Ariane Moffatt : Éloge de la fuite
Musique

Ariane Moffatt : Éloge de la fuite

Revenue d’Europe, Ariane Moffatt porte à la scène son nouveau coup de maître avec la passion éclairée et la prudence des seconds rendez-vous. Beau grand bonheur de mars en vue!

Il faudrait, ces temps-ci, vivre en transit, franchir les corridors vitrés et les vieux murs au lambris de chêne français, rêver les voix suaves de speakerines annonçant partances entre Québec et Paris pour la rencontrer.

Portée par l’accueil précieux des meilleurs Français, après avoir signé chez Virgin et avant l’Olympia en première de l’énorme rentrée parisienne de Souchon, Ariane Moffatt tourne un clip à l’aéroport d’Orly.

Dans cette vieille antichambre romantique où Delon pleurait virilement Schneider en 75, la fille s’applique à coller des images de sa petite personne issue du Coeur dans la tête.

Sur l’album, l’impudique Terminus, remarquable chanson autobiographique d’aéroport, témoigne de la barrière franchie difficilement avec ce deuxième CD terriblement attendu alors que la fille, pratiquant l’éloge de la fuite, prenait la mesure du temps arrêtable en des lieux de transit. Moffatt y a écrit: "J’ai fait passer la musique avant moi" et y affirme en pochette: "Maintenant je suis prête à rentrer et faire mon prochain disque."
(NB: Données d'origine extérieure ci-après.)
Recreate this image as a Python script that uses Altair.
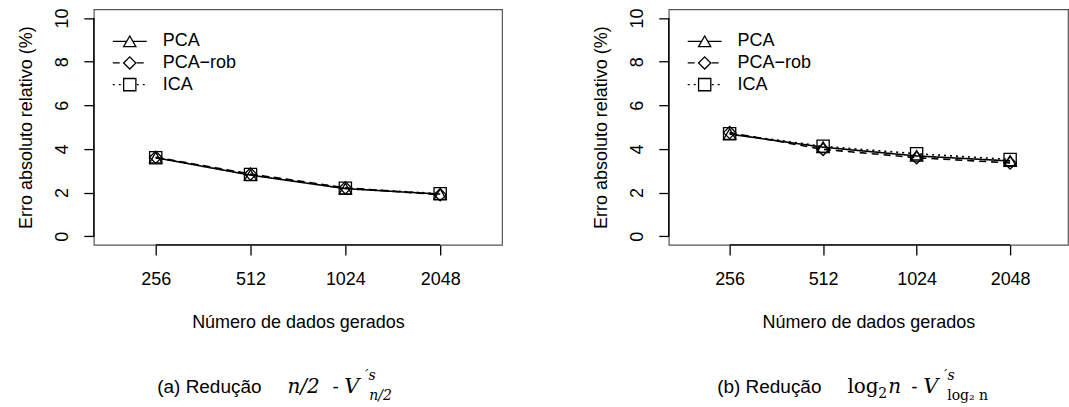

Car à 27 ans, ce retour n’a pas été sans doute: "Au lieu de me propulser dans une confiance possiblement méritée, le succès d’Aquanaute m’a fait plus de peur que de plaisir… La pression… Et effectivement, prendre du recul, partir ailleurs, aller visiter Mathieu Chédid par exemple, m’a permis de confirmer que c’était ça que je voulais faire de ma vie", dit Ariane déjà en partance pour Paris: "Mais la libération, c’est qu’un album aussi personnel ait pu être si bien accueilli."
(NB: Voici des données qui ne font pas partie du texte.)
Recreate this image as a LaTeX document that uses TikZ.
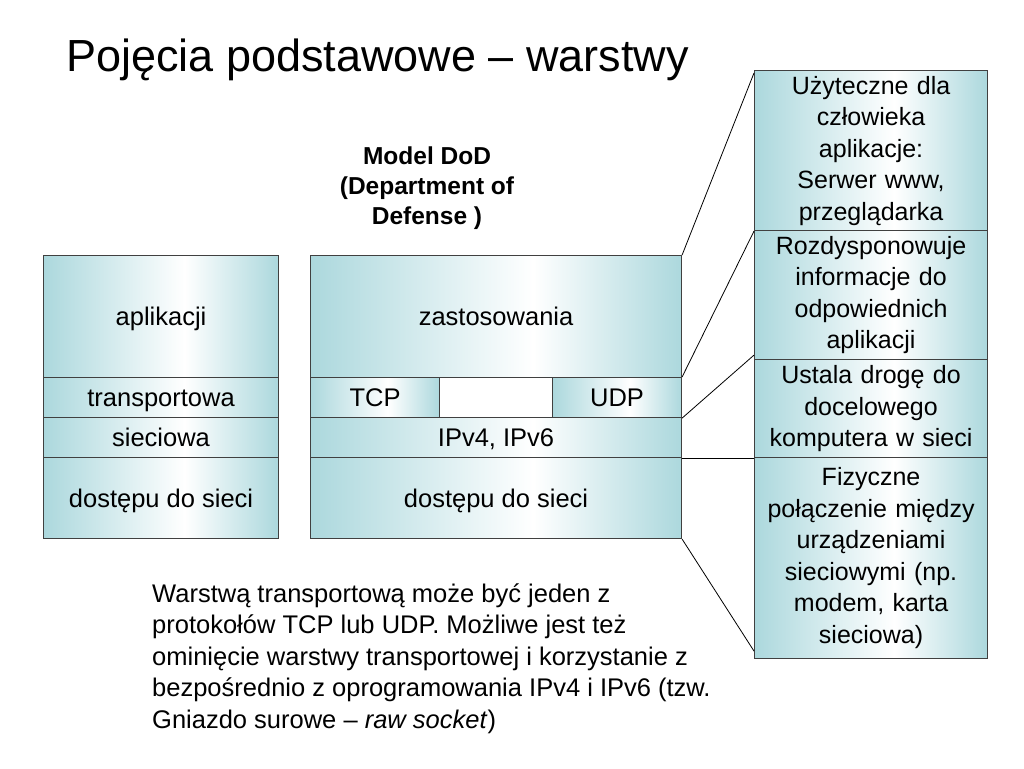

Entre d’inouïes audaces dans la pop francophone d’ici, point d’orgue de ce magnifique travail, le voluptueux Laboratoire amoureux, dont on ne se lasse pas. Indolente chanson dont l’exotisme propre à casser tous les hivers mériterait, entre tous les palmiers et tous les bananiers, de passer à l’histoire des rêveuses dérives climatiques de la frileuse chanson d’ici: "Je sais, avoue-t-elle en un rire, je fais des musiques hétéroclites! Parfois ça me fait un peu peur, je me demande comment les gens peuvent se retrouver dans tout ça… J’aimerais bien un jour pouvoir me concentrer sur un seul style, l’électro par exemple… Mais en même temps, je voudrais tellement tout rassembler en me fiant simplement à mes instincts… Il y a tellement d’espaces à occuper, c’est infini!"

Léger paradoxe pour cette fille multi-instrumentiste et folle de musique, le processus de création origine toujours de quelques écrits intimes. Or, les sombres textes du Coeur dans la tête, de la ligne à la portée, ont subi une mise en musique voluptueuse frisant l’extase. On cherchera inutilement chez Moffatt quelque douleur que la musique n’a pas finalement apaisée, malgré la dérision de son époque individualiste, anecdotique et douteuse. Et peut-être est-ce sur cette soulageante aptitude à la métamorphose entre la source et ses affluents que repose la force fondamentale de ses chansons auxquelles le Québec des 18-35 ans s’identifie profondément: "Je mets du rose sur mes peurs / On va boire du petit bonheur tranquille" (Laboratoire amoureux). "L’extase? Peut-être! Mais si un jour je ne me souviens pas du sens du mot "intensité", je réécouterai cet album pour me souvenir de la force des sentiments qui l’habitent. Positif, négatif, les contrastes! Une explosion!"

Au chapitre des petits bonheurs que Moffatt et ses cinq musiciens devront maintenant partager sur scène en mars lors de cette rentrée très attendue, préserver la spontanéité des chansons du Coeur dans la tête demeure un défi majeur: "Aquanaute était sérieusement rodé, dit Moffatt à propos de la très longue gestation de son premier album et des concerts qui suivirent. Cette fois-ci, je fais une rentrée très rapide. Ça va vite. C’est plus stressant. Mais dans la spontanéité de la scène, avec mes amis, ces peurs s’estompent. Je m’envole et la musique reprend sa place. Et de quoi pourrais-je me plaindre? C’est un état de conscience, à comprendre malgré tout le reste: Heille! Je suis ici pour avoir du fun."